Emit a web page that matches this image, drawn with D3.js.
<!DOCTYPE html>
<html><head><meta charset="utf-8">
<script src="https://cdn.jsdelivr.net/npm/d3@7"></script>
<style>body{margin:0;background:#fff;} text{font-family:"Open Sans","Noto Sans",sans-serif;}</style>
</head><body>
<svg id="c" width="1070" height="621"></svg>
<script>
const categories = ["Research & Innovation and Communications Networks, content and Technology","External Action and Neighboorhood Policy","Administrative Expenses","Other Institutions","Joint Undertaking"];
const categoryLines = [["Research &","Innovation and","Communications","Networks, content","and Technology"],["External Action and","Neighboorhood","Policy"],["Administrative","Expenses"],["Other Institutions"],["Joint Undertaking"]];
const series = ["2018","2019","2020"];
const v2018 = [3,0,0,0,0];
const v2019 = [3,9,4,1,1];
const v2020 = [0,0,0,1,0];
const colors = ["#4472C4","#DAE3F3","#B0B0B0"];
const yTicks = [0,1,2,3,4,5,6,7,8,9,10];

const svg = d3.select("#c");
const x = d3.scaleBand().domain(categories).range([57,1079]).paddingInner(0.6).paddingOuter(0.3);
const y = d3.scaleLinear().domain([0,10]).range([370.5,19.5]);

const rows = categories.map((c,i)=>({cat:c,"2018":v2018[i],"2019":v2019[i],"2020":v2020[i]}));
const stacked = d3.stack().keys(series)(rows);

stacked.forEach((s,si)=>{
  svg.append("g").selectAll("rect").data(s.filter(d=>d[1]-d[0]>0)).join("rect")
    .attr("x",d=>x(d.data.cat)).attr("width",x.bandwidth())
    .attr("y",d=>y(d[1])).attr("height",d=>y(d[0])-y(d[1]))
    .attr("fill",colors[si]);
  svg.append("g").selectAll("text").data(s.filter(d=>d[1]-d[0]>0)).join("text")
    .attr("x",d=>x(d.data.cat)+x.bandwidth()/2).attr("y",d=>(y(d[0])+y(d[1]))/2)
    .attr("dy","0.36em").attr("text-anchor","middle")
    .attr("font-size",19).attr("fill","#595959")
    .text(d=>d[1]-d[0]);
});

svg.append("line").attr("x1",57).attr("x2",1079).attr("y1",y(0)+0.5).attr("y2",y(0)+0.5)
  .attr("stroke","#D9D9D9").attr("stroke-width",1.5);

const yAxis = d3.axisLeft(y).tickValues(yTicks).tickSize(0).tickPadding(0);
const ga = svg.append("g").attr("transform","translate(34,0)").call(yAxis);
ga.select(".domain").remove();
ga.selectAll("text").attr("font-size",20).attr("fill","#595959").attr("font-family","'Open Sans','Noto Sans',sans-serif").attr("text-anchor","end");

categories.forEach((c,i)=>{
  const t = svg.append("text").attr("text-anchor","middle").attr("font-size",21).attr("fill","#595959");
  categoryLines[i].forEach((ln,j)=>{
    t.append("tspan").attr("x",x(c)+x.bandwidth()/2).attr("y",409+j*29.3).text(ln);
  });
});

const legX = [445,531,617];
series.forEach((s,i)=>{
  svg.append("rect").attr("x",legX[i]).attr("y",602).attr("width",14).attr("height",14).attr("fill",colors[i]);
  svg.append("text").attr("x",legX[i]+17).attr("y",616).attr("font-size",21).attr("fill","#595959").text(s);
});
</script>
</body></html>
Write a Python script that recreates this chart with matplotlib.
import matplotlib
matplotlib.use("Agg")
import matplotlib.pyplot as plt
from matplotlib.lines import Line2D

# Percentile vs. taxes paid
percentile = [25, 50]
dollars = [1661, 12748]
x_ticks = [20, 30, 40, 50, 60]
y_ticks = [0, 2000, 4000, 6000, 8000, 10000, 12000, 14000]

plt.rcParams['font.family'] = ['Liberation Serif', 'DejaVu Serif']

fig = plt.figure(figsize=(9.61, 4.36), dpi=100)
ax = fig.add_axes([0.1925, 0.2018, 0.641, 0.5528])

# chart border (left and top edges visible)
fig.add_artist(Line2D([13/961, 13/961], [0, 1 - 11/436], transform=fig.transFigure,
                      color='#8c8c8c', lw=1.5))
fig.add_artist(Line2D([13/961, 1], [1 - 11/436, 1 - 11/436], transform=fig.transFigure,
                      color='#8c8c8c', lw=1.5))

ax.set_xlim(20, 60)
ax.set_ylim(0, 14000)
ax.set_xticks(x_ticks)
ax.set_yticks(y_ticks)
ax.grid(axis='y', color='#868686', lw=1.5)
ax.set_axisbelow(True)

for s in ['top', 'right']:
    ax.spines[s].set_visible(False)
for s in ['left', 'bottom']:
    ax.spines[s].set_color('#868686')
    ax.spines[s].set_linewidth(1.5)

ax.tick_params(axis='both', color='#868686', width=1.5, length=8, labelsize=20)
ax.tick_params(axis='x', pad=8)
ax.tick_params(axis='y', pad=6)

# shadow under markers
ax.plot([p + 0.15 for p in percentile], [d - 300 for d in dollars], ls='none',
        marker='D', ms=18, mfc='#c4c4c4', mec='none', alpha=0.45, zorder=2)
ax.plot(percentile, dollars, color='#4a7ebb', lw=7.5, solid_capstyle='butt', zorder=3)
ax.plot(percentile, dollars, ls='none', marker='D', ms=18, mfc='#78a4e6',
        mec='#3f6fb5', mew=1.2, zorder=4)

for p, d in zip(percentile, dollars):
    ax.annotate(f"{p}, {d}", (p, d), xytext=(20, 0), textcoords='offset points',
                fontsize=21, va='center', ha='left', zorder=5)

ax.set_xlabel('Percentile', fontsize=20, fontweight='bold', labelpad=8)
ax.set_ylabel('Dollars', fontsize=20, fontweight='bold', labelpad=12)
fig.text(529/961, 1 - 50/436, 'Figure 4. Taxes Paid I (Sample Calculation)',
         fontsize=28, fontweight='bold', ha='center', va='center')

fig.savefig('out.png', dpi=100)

→ Given request
Copy the records above exactly, from the first line through the line containing "const stacked = d3.stack().keys(series)(rows);", and include nothing else.

→ Problem solution
Emit a web page that matches this image, drawn with D3.js.
<!DOCTYPE html>
<html><head><meta charset="utf-8">
<script src="https://cdn.jsdelivr.net/npm/d3@7"></script>
<style>body{margin:0;background:#fff;} text{font-family:"Open Sans","Noto Sans",sans-serif;}</style>
</head><body>
<svg id="c" width="1070" height="621"></svg>
<script>
const categories = ["Research & Innovation and Communications Networks, content and Technology","External Action and Neighboorhood Policy","Administrative Expenses","Other Institutions","Joint Undertaking"];
const categoryLines = [["Research &","Innovation and","Communications","Networks, content","and Technology"],["External Action and","Neighboorhood","Policy"],["Administrative","Expenses"],["Other Institutions"],["Joint Undertaking"]];
const series = ["2018","2019","2020"];
const v2018 = [3,0,0,0,0];
const v2019 = [3,9,4,1,1];
const v2020 = [0,0,0,1,0];
const colors = ["#4472C4","#DAE3F3","#B0B0B0"];
const yTicks = [0,1,2,3,4,5,6,7,8,9,10];

const svg = d3.select("#c");
const x = d3.scaleBand().domain(categories).range([57,1079]).paddingInner(0.6).paddingOuter(0.3);
const y = d3.scaleLinear().domain([0,10]).range([370.5,19.5]);

const rows = categories.map((c,i)=>({cat:c,"2018":v2018[i],"2019":v2019[i],"2020":v2020[i]}));
const stacked = d3.stack().keys(series)(rows);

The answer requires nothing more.